The Israeli air force struck a target in northern Gaza’s Beit Hanoun neighbourhood on Wednesday morning, Israeli and Palestinian sources confirmed.
The Israeli attack came after a missile was fired from Gaza into the Israel-controlled Western Negev. No groups have yet claimed responsibility for firing the rocket.
There were no injuries reported after both incidents.
Israeli Defense Force spokesperson, Avichay Adraee, said the air force “targeted the area from which the rocket was fired” close to the Israeli Kibbutz, Yad Mordechai, Tuesday night.
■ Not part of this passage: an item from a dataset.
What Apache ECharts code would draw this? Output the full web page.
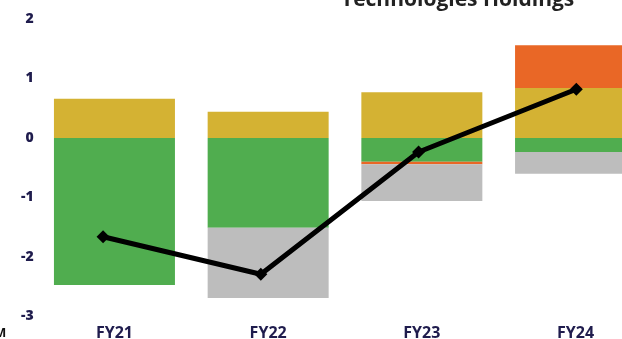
<!DOCTYPE html>
<html>
<head>
<meta charset="UTF-8">
<title>Technologies Holdings</title>
<script src="https://cdn.jsdelivr.net/npm/echarts@6/dist/echarts.min.js"></script>
<style>
  html, body { margin: 0; padding: 0; background: #fff; }
  #main { width: 622px; height: 339px; }
</style>
</head>
<body>
<div id="main"></div>
<script>
// data
var years = ['FY21', 'FY22', 'FY23', 'FY24'];
var greenPart = [-2.47, -1.51, -0.40, -0.235];
var goldPart = [0.66, 0.44, 0.77, 0.84];
var orangePart = [0, 0, -0.04, 0.72];
var greyPart = [0, -1.18, -0.62, -0.365];
var netLine = [-1.66, -2.29, -0.235, 0.82];
var yTicks = [-3, -2, -1, 0, 1, 2];

var navy = '#1f1c4d';
var myChart = echarts.init(document.getElementById('main'));

function barSeries(name, data, color) {
  return {
    name: name,
    type: 'bar',
    stack: 'total',
    barWidth: 121,
    data: data,
    itemStyle: { color: color },
    silent: true
  };
}

var option = {
  animation: false,
  title: {
    text: 'Technologies Holdings',
    left: 336,
    top: -15,
    textStyle: { fontFamily: 'Open Sans', fontWeight: 'bold', fontSize: 21, color: '#222' }
  },
  graphic: [{
    type: 'text',
    left: -6,
    top: 327,
    style: { text: 'M', font: 'bold 13px "Open Sans"', fill: '#111' }
  }],
  // the picture is cropped on the right, so the grids run past the canvas
  grid: [
    { left: 37.6, width: 614.8, top: 19, bottom: 22.5, containLabel: false, outerBoundsMode: 'none' },
    { left: 24.2, width: 631, top: 19, bottom: 22.5, containLabel: false, outerBoundsMode: 'none' }
  ],
  xAxis: [{
    type: 'category',
    gridIndex: 0,
    data: years,
    axisLine: { show: false },
    axisTick: { show: false },
    axisLabel: {
      margin: 9,
      color: navy,
      fontFamily: 'Open Sans',
      fontWeight: 'bold',
      fontSize: 16
    }
  }, {
    type: 'category',
    gridIndex: 1,
    data: years,
    show: false
  }],
  yAxis: [{
    type: 'value',
    gridIndex: 0,
    min: yTicks[0],
    max: yTicks[yTicks.length - 1],
    interval: 1,
    splitLine: { show: false },
    axisLine: { show: false },
    axisTick: { show: false },
    axisLabel: {
      margin: 4,
      color: navy,
      fontFamily: 'Open Sans',
      fontWeight: 800,
      fontSize: 14
    }
  }, {
    type: 'value',
    gridIndex: 1,
    min: yTicks[0],
    max: yTicks[yTicks.length - 1],
    show: false
  }],
  series: [
    barSeries('green', greenPart, '#50ad4f'),
    barSeries('gold', goldPart, '#d4b233'),
    barSeries('orange', orangePart, '#e96726'),
    barSeries('grey', greyPart, '#bdbdbd'),
    {
      name: 'net',
      type: 'line',
      xAxisIndex: 1,
      yAxisIndex: 1,
      data: netLine,
      symbol: 'diamond',
      symbolSize: 13,
      lineStyle: { color: '#000', width: 5 },
      itemStyle: { color: '#000' },
      z: 5
    }
  ]
};

myChart.setOption(option);
</script>
</body>
</html>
Israeli soldiers deployed on the southern Gaza border shot and injured two Palestinians on 22 June.
Hamas spokesperson Bassem Naim told Daily News Egypt that this takes place on an almost daily basis, adding that “encounters take place mostly with the Palestinian farmers” that work on the borders.
“These encounters between the soldiers and the farmers are repetitive,” Naim said.
According to the Palestinian Center for Human Rights, which recorded 51 shootings, arrests and incursions along the coast in May, Israeli forces have opened fire on Palestinians in Gaza “repeatedly” since the ceasefire agreement.
The Israeli authorities banned Gazans from crossing the Erez border crossing for Friday prayers in Jerusalem’s Al-Aqsa mosque over the weekend. Adraee wrote that the decision was made due to “security concerns”.
Naim said that while Israel says it is doing this because of the rocket, the decision matches their collective punishment practices.
Meanwhile, Egyptian authorities have opened the Rafah border crossing for a three-day period. The border was also open for a one-week period in early June, preceded by three-month closure.
Because the crossing is only open for three days “after a very long closure period”, there is “an accumulation of people that are waiting to leave”, Naim said.
There are approximately 15,000 people currently waiting to leave Gaza. “Most of them are people that really need to leave; many of them are people who were injured last summer and they need medical attention,” Naim said.
He added: “Ordinary people that don’t need medical help won’t try to leave Gaza in the first place because they know how difficult that would be and that they might not be able to come back.”
According to Gisha, a legal centre for the freedom of movement, by the end of May 2011, Egypt had announced the opening of the Rafah crossing “on a regular basis for all residents of Gaza carrying Palestinian passports and identity cards, with certain restrictions on male passengers aged 18 to 40”.
In addition, by the first half of 2013, there was a monthly average of 20,000 entries. This quickly declined when on 5 July 2013, when “Egypt once again restricted travel through the crossing, shutting it down almost completely in October 2014”.
When Israel launched its campaign “Operation Protective Edge” on Gaza in the summer of 2014, only “certain categories” of people were allowed to exit Gaza. These included “injured individuals, urgent medical cases, Palestinians with dual citizenship and individuals who have foreign residency status or foreign visas”.
On 26 August 2014, Egypt negotiated a ceasefire between Israel and Palestinian groups after the 50-day “Operation Protective Edge”.
The United Nations Gaza Commission of Inquiry stated on 22 June that it found “credible allegations of war crimes committed in 2014 by both Israel and Palestinian groups”.
In addition, the investigative committee found that Israel used more than 6,000 airstrikes, and approximately 50,000 tank and artillery shells. The Israeli attacks killed 1,462 Palestinians civilians, a third of whom were children.
The committee also stated that Palestinian armed groups fired 4,881 rockets and 1,753 mortars that killed six civilians and injured 1,600.
Naim criticised the UN report for “equating between the oppressor and the oppressed. Israel’s war crimes exceed anything Palestinians have done”.
The Egyptian military has also destroyed thousands of tunnels on the crossing after 2013 to maintain a “buffer zone” between Gaza and Egypt in the midst of ongoing turmoil in the Sinai Peninsula.